In the past, Mayhem has been discussed as being adjacent to other US military programs that are pursuing air-breathing hypersonic cruise missiles, including the Defense Advanced Research Projects Agency’s Hypersonic Air-Breathing Weapons Concept (HAWC) effort and the Air Force’s Hypersonic Attack Cruise Missile (HACM) project.
“Project Mayhem is to look at the next step in what the opportunity space allows relative to hypersonic cruise missile systems,” Michael White, the principal director for hypersonics in the Pentagon’s office of the director of Defense Research and Engineering for Modernization, told the Center for Strategic and International Studies, a Washington DC-based think tank, back in June.

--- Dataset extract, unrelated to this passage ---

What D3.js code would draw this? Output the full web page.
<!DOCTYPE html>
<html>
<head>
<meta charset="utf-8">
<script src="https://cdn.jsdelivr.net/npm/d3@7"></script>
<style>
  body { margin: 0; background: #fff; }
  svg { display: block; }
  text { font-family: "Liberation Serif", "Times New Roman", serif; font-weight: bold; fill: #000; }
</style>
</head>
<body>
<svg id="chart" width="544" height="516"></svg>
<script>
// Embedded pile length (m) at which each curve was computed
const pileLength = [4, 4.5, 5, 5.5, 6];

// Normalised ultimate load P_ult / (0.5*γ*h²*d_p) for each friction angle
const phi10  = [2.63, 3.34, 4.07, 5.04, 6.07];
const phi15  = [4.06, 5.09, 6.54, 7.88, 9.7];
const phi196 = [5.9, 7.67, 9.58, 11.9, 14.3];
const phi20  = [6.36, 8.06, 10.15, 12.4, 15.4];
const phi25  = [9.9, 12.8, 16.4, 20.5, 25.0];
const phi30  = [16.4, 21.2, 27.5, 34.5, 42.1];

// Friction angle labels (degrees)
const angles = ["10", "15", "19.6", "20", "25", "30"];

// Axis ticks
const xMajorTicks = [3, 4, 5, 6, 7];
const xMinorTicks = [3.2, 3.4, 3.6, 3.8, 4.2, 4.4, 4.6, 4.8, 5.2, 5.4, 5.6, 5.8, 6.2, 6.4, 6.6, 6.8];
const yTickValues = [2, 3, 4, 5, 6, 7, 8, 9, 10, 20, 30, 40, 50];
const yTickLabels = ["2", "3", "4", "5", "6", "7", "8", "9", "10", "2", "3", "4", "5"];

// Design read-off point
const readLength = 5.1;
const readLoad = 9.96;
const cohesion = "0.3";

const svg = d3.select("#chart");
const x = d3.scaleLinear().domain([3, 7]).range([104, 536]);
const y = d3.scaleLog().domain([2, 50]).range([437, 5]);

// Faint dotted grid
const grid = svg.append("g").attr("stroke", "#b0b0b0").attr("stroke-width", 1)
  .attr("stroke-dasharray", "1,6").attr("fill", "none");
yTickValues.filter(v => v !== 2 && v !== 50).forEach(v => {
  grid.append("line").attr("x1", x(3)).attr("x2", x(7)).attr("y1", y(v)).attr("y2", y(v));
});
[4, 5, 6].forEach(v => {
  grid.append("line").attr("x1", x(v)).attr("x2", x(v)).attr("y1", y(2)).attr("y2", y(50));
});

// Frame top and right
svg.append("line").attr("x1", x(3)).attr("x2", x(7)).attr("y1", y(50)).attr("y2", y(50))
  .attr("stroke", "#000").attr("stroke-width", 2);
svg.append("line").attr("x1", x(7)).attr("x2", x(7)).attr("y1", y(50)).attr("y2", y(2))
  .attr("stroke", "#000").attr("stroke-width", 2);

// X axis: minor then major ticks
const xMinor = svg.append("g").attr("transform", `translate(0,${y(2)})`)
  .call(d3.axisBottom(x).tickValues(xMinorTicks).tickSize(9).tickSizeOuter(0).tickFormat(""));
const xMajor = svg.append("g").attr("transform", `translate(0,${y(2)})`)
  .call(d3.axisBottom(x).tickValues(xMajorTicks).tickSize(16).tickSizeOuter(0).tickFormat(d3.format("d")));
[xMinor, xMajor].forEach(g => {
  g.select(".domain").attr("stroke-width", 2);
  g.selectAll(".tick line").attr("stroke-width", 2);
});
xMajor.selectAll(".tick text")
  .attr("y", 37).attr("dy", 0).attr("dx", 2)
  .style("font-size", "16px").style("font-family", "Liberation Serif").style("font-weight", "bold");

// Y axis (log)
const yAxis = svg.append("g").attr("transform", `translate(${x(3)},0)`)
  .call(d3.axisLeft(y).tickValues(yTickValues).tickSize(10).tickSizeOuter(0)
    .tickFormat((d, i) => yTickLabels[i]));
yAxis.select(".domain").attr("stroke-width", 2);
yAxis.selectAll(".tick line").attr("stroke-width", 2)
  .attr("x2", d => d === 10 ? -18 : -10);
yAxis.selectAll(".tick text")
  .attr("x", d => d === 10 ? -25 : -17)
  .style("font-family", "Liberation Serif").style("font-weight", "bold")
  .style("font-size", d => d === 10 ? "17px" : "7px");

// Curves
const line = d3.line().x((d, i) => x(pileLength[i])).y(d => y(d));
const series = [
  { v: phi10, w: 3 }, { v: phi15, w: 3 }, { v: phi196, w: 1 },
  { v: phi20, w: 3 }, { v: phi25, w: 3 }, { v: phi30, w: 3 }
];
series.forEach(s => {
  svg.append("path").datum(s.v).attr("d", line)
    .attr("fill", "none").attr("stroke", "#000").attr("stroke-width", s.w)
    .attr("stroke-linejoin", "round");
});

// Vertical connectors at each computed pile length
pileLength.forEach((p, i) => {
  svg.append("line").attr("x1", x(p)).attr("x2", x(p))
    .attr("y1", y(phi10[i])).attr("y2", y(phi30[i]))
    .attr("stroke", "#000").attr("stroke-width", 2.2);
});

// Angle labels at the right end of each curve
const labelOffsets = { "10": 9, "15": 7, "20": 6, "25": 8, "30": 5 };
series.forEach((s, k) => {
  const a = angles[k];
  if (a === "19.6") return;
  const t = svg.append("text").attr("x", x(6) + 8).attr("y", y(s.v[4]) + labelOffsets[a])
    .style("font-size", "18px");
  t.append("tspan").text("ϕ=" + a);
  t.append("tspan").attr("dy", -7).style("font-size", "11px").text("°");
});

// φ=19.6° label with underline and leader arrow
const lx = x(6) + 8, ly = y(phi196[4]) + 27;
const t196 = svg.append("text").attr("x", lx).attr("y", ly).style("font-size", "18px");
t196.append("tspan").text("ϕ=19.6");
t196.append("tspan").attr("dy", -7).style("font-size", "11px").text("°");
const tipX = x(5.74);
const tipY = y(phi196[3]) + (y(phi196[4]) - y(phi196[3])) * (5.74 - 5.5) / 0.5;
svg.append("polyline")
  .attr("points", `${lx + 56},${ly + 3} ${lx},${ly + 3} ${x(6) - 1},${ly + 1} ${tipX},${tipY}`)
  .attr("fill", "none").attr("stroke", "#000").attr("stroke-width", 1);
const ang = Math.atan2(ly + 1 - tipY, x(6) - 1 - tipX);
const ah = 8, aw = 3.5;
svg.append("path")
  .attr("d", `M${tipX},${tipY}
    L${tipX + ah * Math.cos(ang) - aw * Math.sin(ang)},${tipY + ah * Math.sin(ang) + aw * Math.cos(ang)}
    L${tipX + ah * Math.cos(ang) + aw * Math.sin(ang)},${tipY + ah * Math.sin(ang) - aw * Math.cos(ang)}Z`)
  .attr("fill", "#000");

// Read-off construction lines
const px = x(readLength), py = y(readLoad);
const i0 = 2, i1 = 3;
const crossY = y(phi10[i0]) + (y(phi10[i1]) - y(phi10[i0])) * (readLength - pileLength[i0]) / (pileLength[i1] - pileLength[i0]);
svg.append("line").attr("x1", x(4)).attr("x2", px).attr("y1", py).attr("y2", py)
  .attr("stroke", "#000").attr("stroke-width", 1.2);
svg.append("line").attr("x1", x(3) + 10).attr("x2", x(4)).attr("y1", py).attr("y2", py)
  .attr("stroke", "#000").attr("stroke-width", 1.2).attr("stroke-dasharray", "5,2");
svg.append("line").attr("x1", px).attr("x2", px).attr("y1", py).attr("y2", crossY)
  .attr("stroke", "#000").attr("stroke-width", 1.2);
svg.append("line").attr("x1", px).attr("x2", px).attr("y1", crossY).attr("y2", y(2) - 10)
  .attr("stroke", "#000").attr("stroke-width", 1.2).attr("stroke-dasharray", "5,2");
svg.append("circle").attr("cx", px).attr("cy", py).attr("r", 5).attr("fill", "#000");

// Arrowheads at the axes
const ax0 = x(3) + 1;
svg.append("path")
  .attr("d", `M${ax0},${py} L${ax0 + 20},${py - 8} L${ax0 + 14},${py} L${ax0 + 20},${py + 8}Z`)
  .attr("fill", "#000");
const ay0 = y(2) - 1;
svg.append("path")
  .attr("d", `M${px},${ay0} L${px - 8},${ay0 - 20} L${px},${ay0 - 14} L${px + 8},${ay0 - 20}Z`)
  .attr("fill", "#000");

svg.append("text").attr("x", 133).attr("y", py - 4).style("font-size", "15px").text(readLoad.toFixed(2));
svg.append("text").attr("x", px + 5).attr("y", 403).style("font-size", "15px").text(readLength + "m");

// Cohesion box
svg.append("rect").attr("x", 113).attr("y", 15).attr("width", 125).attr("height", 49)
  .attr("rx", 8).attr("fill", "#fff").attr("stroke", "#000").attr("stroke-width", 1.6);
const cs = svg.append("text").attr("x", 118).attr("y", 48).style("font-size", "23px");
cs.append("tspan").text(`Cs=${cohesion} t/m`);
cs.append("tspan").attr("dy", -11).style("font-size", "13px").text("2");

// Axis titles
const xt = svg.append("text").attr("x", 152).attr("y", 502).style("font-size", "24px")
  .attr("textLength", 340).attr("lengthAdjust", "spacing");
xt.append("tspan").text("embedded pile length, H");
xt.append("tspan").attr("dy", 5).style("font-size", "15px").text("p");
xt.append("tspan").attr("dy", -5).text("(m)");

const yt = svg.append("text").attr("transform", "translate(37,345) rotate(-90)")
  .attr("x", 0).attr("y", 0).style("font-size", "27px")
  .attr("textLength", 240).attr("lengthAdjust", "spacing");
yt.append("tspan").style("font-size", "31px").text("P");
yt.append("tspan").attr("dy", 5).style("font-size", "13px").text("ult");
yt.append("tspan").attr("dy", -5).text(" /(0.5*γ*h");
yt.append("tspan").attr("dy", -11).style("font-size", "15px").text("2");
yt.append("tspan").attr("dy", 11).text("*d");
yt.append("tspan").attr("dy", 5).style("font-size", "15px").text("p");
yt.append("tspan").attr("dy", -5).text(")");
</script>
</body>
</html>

“And so, if you look at what we’re doing right now, and the sizes that we’re looking at to deliver capability, you get a certain range and a certain payload to that range, and a certain compatibility with the air platforms that we have today.”
India Is Also In The Race
India is also pushing ahead with the development of ground and flight test hardware as part of its ambitious plan for a hypersonic cruise missile. The Defence Research and Development Organisation’s (DRDO) Hypersonic Technology Demonstrator Vehicle (HSTDV) is intended to attain autonomous scramjet flight for 20 seconds, using a solid rocket launch booster.
The research will also inform India’s interest in reusable launch vehicles. The eventual target is to reach Mach 6 at an altitude of 32.5 km (20 miles). Initial flight testing is aimed at validating the aerodynamics of the air vehicle, as well as its thermal properties and scramjet engine performance.
A mock-up of the HSTDV was shown at the Aero India exhibition in Bengaluru in February 2021, and S. Panneerselvam, the DRDL’s project director, said engineers aim to begin flight testing a full-scale air-breathing model powered by a 1,300-lb.-thrust scramjet engine in the near future.